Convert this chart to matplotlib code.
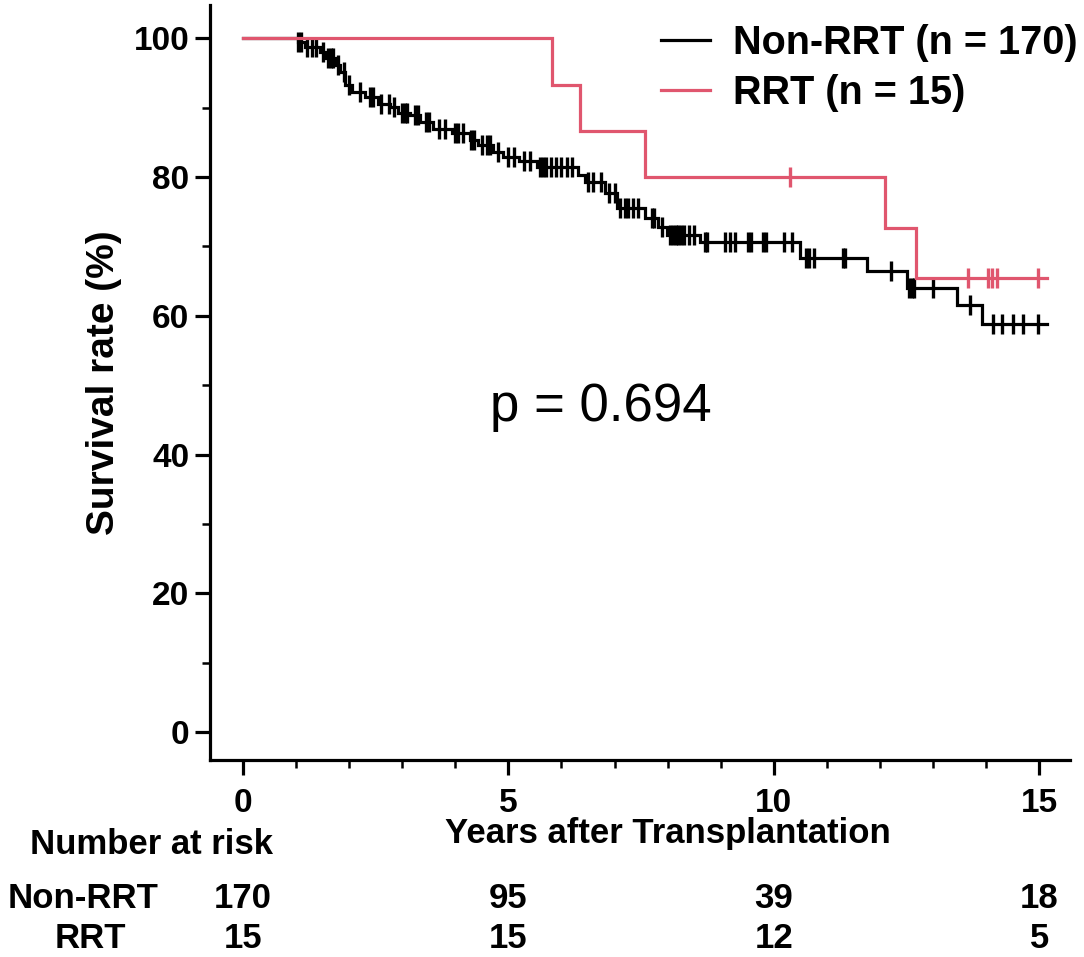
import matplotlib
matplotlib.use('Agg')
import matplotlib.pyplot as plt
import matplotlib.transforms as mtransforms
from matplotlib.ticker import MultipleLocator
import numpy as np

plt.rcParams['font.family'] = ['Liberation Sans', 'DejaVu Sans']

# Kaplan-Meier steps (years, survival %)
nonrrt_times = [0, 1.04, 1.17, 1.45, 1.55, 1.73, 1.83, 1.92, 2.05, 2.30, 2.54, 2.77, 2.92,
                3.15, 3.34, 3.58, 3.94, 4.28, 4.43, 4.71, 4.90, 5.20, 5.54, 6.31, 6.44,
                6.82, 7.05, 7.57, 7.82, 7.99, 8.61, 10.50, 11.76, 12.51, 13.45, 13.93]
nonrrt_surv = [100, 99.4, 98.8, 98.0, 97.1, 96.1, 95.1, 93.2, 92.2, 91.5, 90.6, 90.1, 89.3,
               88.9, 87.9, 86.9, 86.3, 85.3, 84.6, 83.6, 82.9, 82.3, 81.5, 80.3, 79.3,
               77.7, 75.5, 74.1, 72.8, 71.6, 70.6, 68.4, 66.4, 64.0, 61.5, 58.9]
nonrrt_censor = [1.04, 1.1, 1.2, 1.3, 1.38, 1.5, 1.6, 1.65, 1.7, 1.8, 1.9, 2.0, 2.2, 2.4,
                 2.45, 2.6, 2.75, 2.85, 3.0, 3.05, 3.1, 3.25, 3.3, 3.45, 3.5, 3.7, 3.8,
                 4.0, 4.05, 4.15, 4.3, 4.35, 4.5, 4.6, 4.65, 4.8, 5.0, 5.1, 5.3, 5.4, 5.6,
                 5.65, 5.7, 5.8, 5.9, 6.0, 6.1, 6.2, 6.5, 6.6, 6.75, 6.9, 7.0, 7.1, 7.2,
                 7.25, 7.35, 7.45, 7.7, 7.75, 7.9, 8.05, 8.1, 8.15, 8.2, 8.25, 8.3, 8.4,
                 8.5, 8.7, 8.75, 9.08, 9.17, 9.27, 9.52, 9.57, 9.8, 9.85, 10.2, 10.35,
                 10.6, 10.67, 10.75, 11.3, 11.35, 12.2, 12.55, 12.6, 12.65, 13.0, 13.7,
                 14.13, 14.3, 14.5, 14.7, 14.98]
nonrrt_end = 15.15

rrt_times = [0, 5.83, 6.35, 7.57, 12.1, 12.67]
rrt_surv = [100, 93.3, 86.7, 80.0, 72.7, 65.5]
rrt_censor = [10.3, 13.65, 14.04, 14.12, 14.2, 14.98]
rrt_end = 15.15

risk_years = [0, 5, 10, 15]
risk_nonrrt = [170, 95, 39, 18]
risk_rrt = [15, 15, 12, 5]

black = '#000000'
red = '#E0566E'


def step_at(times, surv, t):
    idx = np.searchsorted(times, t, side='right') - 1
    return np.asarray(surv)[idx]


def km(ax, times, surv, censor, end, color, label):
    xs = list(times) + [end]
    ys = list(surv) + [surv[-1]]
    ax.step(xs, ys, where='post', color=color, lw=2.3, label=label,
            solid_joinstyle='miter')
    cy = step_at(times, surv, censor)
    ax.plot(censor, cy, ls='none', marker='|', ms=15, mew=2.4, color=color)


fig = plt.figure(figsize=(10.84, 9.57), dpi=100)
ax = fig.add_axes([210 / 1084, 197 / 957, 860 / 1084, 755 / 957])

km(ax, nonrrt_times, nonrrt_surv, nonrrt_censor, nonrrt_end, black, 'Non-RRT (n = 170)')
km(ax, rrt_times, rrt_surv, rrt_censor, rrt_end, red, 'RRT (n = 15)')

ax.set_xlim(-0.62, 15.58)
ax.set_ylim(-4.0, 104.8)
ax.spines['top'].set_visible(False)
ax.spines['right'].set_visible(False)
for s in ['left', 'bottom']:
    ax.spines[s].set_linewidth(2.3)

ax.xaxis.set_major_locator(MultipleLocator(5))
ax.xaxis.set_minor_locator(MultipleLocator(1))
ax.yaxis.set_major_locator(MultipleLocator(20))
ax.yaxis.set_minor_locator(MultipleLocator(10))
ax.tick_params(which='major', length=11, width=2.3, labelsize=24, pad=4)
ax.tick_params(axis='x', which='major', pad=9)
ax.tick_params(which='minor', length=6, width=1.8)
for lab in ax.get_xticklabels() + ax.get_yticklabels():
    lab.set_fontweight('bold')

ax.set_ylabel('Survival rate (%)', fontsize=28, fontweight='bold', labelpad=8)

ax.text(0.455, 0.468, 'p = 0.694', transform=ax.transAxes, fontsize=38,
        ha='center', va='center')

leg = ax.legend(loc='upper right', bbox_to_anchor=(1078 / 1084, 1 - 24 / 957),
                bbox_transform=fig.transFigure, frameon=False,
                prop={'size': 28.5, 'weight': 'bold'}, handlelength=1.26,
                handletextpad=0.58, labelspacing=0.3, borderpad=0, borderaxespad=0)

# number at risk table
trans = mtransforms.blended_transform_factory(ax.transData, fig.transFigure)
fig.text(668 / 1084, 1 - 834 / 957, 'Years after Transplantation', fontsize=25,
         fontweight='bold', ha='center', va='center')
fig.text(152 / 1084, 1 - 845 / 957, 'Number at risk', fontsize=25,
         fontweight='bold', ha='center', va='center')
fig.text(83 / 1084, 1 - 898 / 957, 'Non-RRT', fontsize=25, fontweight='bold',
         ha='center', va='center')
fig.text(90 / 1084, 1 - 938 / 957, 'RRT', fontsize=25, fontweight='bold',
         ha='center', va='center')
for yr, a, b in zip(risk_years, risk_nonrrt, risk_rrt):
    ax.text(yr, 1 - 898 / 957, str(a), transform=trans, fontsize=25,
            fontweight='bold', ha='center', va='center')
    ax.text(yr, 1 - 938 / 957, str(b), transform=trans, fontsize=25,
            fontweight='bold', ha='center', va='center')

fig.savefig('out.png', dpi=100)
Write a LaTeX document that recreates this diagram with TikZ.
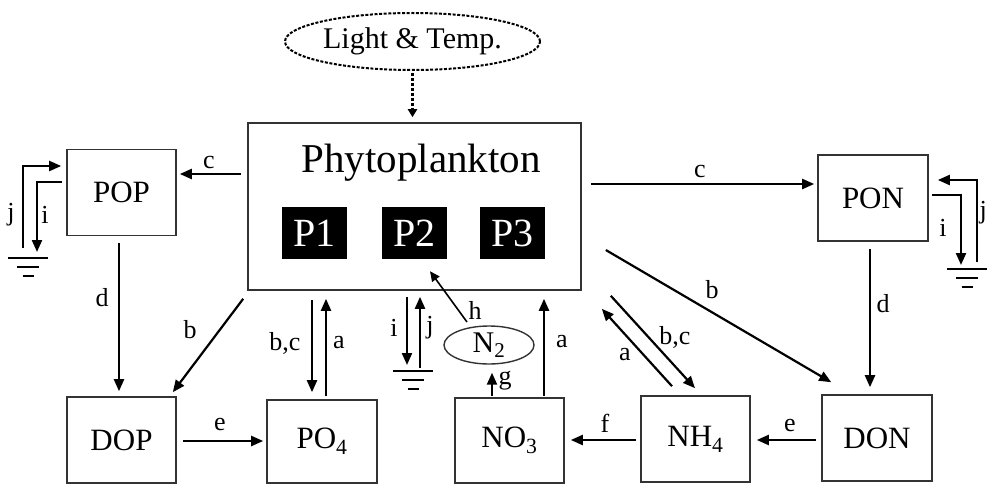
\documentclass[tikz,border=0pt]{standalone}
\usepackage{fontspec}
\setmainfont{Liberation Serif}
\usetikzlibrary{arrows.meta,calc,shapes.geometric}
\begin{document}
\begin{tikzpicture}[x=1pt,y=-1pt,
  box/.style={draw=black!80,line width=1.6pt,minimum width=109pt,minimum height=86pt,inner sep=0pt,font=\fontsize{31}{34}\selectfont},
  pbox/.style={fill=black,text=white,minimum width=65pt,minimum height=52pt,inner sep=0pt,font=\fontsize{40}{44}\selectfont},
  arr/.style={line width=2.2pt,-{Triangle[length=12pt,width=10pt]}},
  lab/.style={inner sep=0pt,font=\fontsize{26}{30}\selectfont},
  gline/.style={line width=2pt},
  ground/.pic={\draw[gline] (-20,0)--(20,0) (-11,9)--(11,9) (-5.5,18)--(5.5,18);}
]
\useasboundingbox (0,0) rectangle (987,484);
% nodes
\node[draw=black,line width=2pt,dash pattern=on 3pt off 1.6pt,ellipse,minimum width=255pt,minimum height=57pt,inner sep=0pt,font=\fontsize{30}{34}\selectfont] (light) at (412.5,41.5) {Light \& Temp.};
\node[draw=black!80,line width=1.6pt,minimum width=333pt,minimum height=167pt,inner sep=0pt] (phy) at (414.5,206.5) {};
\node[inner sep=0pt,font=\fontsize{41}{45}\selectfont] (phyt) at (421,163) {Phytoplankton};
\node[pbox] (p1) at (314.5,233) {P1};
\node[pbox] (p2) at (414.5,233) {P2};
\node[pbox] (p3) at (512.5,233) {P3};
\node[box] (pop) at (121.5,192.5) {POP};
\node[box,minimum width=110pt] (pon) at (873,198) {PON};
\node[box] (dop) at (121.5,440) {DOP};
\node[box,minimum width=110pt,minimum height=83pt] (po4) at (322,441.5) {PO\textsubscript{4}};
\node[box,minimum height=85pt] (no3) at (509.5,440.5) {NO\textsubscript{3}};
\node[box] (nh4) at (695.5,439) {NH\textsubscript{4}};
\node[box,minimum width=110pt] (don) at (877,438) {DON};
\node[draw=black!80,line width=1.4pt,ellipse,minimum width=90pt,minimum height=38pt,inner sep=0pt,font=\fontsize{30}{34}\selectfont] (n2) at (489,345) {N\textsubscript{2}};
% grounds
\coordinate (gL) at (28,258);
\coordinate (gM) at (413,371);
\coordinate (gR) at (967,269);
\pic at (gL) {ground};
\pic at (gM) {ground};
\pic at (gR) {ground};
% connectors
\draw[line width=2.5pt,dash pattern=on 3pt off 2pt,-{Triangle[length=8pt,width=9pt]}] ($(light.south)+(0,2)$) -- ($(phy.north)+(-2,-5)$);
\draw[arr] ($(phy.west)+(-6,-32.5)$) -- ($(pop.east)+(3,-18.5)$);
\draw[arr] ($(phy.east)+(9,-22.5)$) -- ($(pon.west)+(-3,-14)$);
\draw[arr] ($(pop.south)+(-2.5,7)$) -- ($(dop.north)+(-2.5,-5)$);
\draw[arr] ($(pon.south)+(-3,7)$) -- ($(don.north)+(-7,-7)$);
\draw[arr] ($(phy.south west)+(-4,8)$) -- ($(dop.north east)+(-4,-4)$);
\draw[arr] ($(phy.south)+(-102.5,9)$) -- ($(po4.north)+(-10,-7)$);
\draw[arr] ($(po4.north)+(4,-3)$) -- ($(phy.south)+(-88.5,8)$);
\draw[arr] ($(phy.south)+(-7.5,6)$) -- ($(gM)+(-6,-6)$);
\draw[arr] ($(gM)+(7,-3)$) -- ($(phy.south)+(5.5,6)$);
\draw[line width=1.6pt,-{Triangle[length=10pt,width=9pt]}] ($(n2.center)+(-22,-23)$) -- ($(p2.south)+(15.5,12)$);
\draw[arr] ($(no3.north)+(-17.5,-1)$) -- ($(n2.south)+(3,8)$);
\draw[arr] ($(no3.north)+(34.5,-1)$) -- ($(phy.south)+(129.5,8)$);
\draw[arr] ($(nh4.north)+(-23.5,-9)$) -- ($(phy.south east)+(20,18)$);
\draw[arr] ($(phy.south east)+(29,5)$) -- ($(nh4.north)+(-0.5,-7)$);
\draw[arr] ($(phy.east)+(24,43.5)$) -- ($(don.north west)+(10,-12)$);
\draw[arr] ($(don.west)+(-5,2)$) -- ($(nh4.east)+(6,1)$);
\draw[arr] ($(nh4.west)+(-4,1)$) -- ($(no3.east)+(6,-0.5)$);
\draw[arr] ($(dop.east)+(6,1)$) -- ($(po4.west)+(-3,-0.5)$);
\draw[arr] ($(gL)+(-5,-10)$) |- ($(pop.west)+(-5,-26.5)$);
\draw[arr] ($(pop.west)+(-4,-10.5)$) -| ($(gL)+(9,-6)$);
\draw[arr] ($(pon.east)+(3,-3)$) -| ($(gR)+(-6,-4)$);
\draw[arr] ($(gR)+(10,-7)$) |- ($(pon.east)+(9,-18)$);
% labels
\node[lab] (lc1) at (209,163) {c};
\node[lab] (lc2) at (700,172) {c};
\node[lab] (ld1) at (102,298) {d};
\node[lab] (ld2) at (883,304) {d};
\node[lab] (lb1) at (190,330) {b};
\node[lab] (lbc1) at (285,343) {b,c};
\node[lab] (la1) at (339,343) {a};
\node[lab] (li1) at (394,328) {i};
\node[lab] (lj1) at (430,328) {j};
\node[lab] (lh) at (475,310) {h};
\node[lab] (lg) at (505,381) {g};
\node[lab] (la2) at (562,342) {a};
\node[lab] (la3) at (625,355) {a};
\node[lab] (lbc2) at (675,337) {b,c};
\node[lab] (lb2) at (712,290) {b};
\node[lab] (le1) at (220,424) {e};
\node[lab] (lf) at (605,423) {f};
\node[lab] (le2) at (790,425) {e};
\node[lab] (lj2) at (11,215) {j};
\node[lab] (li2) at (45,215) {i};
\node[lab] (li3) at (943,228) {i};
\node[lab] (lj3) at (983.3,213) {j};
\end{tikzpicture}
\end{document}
- - - - -
| REQUIRED WORK |
In the records above, find the line containing "plt.rcParams['font.family'] = ['Liberation" and output every line from the first through that one, exactly, omitting pictures.

| FULL RESPONSE |
Convert this chart to matplotlib code.
import matplotlib
matplotlib.use('Agg')
import matplotlib.pyplot as plt
import matplotlib.transforms as mtransforms
from matplotlib.ticker import MultipleLocator
import numpy as np

plt.rcParams['font.family'] = ['Liberation Sans', 'DejaVu Sans']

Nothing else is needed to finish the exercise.